**WRITTEN INSTRUCTION**. Pull out each line of the data that includes the word "this".
Begin RECORDS FOR THE TASK
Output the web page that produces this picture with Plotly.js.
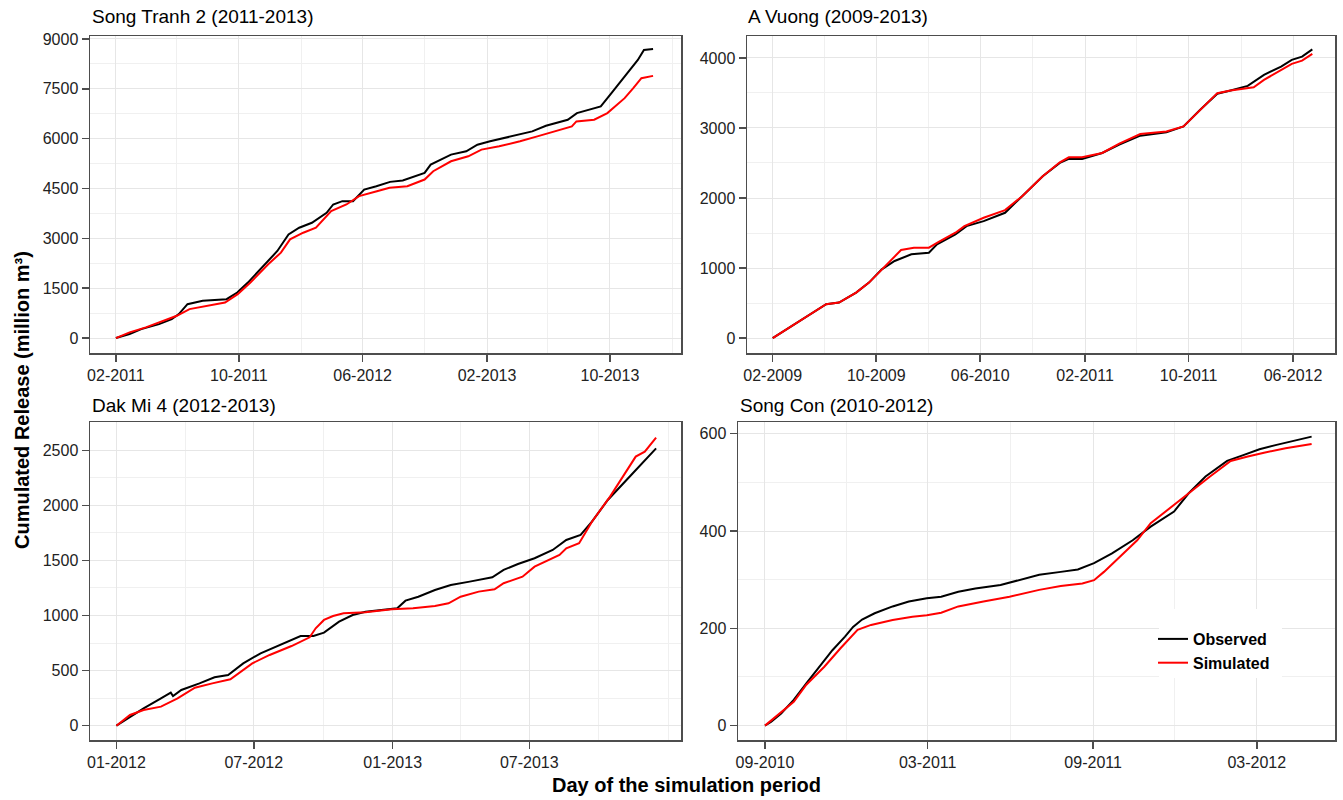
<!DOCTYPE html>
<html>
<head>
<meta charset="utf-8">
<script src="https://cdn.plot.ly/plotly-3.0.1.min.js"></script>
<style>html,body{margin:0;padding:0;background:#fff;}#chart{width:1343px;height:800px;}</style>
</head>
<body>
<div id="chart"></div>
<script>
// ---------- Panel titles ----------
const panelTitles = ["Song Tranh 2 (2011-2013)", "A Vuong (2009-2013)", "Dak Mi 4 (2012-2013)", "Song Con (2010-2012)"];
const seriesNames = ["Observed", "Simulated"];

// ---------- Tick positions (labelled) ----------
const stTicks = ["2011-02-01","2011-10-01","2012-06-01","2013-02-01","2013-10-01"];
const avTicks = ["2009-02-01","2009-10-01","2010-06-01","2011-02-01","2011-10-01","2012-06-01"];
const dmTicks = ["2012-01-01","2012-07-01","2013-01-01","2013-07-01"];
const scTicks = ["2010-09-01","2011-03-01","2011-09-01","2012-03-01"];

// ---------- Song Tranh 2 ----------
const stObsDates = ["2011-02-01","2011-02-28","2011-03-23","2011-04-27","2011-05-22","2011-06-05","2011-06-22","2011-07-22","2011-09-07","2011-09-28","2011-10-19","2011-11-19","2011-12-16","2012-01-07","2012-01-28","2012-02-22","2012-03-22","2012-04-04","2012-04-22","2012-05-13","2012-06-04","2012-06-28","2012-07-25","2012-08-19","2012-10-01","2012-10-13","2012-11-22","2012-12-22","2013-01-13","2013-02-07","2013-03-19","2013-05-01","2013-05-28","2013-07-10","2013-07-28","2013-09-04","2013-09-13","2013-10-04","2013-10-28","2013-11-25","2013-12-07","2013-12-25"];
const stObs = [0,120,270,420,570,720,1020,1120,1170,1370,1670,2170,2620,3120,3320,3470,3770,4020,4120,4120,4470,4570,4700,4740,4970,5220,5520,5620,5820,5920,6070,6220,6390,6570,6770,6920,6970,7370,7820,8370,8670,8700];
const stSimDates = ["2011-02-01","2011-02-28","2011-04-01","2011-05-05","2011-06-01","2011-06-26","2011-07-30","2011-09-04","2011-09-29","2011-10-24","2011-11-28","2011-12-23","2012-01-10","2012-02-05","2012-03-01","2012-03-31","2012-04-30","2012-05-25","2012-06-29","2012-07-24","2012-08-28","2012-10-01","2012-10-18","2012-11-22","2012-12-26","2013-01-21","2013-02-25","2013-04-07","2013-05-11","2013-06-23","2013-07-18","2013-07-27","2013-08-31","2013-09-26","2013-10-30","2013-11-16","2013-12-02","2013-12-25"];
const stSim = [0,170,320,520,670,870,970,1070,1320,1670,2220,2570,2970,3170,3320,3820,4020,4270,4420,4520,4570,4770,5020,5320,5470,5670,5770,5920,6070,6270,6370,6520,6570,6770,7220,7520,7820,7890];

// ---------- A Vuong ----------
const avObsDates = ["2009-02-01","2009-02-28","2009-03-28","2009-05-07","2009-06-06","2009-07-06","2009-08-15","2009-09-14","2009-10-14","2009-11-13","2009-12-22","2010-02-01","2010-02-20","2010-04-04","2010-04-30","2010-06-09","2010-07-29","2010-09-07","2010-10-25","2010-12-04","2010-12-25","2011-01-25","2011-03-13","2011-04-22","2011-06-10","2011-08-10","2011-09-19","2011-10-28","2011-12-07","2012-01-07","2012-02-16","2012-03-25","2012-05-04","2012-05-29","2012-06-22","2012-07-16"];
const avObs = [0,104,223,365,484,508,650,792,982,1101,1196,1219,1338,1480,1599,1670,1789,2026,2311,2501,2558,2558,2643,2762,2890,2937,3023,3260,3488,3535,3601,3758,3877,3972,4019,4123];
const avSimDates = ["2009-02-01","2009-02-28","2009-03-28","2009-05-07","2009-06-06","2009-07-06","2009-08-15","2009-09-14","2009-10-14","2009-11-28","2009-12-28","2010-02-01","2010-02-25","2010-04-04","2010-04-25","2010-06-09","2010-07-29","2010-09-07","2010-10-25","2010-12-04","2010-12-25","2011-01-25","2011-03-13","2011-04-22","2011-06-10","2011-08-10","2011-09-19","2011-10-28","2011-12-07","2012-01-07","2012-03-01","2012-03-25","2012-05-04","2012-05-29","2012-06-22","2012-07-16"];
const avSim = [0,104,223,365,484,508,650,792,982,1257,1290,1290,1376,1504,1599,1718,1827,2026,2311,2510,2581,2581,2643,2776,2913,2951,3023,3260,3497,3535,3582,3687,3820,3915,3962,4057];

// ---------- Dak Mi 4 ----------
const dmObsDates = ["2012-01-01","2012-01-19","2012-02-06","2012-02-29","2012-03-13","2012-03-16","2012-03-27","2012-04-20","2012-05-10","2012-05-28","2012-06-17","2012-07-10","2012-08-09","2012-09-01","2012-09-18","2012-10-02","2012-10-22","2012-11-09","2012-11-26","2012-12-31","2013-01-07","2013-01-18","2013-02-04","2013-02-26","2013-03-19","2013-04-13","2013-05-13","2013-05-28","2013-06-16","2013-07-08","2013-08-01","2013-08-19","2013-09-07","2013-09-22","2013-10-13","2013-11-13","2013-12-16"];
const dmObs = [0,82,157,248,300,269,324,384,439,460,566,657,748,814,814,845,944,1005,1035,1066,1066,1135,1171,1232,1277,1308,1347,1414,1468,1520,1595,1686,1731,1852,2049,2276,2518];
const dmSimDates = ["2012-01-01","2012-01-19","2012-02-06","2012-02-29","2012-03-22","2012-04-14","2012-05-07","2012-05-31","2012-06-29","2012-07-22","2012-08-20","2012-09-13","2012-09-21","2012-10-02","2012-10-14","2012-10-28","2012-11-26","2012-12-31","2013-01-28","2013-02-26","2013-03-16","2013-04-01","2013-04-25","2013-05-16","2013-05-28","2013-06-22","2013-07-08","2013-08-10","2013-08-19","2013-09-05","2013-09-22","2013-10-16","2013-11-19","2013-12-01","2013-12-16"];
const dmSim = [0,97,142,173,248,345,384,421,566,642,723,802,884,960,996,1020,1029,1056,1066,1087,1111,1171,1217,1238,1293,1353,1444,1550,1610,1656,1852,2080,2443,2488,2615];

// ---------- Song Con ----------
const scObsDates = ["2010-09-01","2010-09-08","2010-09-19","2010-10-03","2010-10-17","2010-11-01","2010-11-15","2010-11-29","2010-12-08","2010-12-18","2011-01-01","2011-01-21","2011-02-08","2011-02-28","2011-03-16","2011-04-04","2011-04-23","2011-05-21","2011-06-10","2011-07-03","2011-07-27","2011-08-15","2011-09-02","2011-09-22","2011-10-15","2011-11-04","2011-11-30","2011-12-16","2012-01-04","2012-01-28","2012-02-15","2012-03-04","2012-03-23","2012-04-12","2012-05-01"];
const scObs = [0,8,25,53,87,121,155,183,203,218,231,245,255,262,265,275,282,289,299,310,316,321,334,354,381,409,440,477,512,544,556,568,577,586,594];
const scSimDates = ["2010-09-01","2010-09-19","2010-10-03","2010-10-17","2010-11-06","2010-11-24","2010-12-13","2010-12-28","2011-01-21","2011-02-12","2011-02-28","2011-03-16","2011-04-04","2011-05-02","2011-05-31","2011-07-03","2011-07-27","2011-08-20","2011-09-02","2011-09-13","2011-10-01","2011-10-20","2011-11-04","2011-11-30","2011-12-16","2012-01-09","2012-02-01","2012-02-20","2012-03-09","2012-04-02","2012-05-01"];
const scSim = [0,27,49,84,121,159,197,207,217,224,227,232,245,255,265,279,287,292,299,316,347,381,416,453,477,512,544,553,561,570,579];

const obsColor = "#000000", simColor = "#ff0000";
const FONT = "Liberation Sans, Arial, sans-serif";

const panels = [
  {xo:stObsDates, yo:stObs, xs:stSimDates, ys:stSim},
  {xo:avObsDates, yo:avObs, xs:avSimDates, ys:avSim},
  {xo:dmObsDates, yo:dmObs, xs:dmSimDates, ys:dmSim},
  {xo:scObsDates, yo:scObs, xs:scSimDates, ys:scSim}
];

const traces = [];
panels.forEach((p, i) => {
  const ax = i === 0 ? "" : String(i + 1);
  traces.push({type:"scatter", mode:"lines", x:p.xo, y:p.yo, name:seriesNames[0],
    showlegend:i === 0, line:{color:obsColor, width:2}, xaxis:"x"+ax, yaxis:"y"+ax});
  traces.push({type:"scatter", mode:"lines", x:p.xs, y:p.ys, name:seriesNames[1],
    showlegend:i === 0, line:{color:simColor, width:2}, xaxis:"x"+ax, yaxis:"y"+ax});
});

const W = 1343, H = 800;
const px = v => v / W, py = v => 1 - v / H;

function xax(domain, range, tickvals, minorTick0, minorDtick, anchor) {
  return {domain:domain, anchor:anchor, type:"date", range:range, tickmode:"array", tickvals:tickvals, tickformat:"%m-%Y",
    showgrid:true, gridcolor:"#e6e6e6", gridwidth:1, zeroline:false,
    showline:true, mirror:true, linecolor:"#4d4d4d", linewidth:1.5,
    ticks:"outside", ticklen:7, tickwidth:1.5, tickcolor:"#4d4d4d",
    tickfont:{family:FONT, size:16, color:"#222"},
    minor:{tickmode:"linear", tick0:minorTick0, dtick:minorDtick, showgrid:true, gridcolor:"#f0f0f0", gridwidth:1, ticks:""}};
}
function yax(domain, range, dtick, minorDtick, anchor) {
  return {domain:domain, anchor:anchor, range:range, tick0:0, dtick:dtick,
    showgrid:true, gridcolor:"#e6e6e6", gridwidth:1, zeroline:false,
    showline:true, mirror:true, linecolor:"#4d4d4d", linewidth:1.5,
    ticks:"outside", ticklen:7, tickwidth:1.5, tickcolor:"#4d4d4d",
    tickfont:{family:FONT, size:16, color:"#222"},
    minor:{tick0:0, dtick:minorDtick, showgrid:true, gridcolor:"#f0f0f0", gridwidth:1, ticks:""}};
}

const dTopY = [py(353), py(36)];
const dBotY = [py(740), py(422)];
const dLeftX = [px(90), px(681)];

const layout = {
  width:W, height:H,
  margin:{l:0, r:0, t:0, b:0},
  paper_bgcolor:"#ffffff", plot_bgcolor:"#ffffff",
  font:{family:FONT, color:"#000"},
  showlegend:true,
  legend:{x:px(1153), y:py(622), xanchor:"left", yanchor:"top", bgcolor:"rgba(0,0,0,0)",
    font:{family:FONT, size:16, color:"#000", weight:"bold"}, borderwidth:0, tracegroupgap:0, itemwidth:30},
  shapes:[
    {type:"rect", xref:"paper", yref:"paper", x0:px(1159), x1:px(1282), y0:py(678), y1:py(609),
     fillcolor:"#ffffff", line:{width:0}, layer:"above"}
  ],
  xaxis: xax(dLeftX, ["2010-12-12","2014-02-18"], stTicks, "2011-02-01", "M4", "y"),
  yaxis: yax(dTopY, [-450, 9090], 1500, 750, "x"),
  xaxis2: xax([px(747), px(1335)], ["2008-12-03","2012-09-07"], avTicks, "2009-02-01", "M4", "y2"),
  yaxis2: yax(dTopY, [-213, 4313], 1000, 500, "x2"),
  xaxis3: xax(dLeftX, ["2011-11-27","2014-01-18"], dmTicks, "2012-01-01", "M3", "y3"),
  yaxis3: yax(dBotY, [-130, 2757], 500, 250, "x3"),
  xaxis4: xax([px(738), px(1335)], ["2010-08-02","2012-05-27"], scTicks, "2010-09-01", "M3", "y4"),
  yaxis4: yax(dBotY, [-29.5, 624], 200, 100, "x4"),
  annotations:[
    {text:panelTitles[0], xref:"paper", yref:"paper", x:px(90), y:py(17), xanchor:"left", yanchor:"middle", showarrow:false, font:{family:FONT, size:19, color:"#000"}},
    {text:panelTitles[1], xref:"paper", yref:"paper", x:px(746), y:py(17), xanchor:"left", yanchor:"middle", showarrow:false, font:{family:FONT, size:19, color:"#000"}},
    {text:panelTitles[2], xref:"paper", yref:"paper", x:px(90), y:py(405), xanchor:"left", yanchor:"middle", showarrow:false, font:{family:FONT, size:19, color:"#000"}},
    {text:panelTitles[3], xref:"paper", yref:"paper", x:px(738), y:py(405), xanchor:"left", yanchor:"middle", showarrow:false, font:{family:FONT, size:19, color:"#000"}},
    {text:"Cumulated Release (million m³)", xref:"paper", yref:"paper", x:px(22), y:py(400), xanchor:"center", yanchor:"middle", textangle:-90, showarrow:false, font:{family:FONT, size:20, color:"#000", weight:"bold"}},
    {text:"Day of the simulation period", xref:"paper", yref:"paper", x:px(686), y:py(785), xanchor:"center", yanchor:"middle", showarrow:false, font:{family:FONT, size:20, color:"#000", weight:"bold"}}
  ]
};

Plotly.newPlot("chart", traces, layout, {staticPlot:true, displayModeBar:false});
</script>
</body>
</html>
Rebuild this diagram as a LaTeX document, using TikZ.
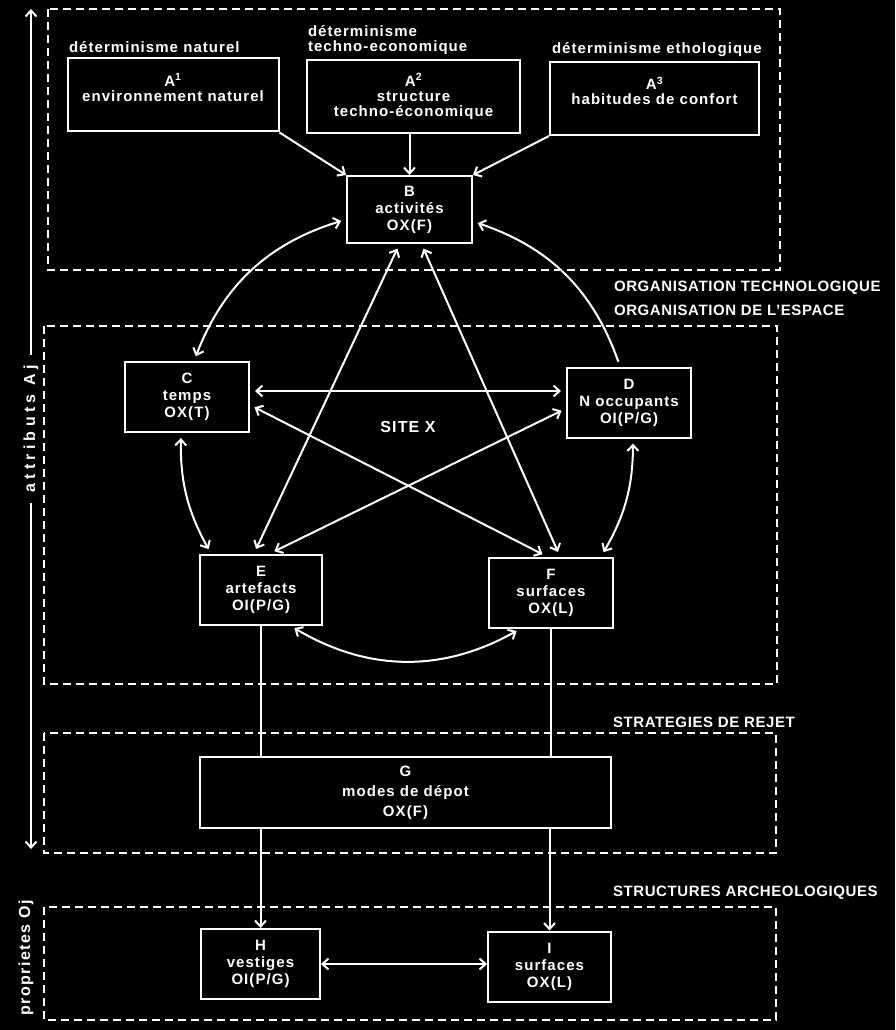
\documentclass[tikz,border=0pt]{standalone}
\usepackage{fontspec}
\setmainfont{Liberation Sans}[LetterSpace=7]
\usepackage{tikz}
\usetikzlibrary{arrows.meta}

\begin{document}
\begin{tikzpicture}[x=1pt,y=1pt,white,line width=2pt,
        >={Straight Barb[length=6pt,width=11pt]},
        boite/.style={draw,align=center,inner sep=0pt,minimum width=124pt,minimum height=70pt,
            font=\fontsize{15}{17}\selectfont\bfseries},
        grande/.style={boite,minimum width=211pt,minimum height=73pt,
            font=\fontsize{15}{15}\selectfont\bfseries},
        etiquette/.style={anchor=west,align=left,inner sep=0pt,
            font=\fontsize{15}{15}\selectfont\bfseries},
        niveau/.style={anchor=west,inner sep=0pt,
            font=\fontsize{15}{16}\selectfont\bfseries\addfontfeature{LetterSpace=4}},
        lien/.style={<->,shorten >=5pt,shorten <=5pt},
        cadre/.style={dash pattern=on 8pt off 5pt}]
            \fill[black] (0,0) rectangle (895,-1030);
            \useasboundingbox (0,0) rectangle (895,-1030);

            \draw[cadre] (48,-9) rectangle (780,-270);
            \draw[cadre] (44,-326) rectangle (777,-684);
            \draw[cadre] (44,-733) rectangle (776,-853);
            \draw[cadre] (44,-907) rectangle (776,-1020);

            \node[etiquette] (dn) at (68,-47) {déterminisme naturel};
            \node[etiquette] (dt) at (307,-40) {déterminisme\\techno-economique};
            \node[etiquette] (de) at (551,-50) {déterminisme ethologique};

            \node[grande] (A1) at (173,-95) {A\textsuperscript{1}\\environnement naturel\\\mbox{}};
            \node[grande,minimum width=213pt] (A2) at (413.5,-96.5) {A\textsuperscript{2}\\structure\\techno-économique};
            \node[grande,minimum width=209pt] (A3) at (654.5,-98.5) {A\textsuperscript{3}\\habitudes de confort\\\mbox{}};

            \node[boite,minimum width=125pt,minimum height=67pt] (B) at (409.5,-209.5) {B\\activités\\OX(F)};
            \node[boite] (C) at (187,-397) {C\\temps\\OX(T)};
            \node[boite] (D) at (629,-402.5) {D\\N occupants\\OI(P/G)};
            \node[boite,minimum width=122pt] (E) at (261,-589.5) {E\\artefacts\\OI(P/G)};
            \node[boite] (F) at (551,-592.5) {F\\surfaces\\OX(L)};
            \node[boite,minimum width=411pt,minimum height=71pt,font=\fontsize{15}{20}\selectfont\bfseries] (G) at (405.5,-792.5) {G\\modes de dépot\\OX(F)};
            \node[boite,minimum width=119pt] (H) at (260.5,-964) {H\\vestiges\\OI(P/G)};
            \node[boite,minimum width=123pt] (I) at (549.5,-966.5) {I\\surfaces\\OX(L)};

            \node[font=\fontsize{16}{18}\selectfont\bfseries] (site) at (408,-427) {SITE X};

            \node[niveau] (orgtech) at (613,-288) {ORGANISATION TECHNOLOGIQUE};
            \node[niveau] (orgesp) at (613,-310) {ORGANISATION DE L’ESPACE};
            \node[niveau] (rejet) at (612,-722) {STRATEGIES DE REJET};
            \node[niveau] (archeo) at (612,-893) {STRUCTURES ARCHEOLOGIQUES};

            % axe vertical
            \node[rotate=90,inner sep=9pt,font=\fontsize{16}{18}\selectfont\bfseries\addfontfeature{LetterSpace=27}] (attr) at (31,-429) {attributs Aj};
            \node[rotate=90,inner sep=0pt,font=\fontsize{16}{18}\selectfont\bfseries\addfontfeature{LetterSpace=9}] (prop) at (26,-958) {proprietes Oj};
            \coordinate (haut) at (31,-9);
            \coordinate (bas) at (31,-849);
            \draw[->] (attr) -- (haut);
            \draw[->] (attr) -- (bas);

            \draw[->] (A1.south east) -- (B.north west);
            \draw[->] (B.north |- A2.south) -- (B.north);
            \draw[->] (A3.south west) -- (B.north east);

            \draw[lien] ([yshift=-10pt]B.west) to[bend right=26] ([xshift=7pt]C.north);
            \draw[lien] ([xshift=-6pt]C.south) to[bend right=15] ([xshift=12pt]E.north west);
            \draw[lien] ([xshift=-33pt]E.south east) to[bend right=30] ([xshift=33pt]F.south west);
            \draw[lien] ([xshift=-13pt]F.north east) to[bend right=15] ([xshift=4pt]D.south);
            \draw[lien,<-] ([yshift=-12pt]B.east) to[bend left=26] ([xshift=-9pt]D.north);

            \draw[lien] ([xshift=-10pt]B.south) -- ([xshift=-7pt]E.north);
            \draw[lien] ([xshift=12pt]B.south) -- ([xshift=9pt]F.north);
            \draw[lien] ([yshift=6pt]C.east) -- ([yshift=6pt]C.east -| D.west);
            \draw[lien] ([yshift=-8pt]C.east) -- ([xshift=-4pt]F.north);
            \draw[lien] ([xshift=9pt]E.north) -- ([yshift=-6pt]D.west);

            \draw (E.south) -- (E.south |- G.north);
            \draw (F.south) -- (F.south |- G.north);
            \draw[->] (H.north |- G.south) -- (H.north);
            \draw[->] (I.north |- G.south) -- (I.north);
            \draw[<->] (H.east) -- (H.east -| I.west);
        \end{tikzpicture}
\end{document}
End RECORDS FOR THE TASK
**EXERCISE SOLUTION**.
Output the web page that produces this picture with Plotly.js.
Rebuild this diagram as a LaTeX document, using TikZ.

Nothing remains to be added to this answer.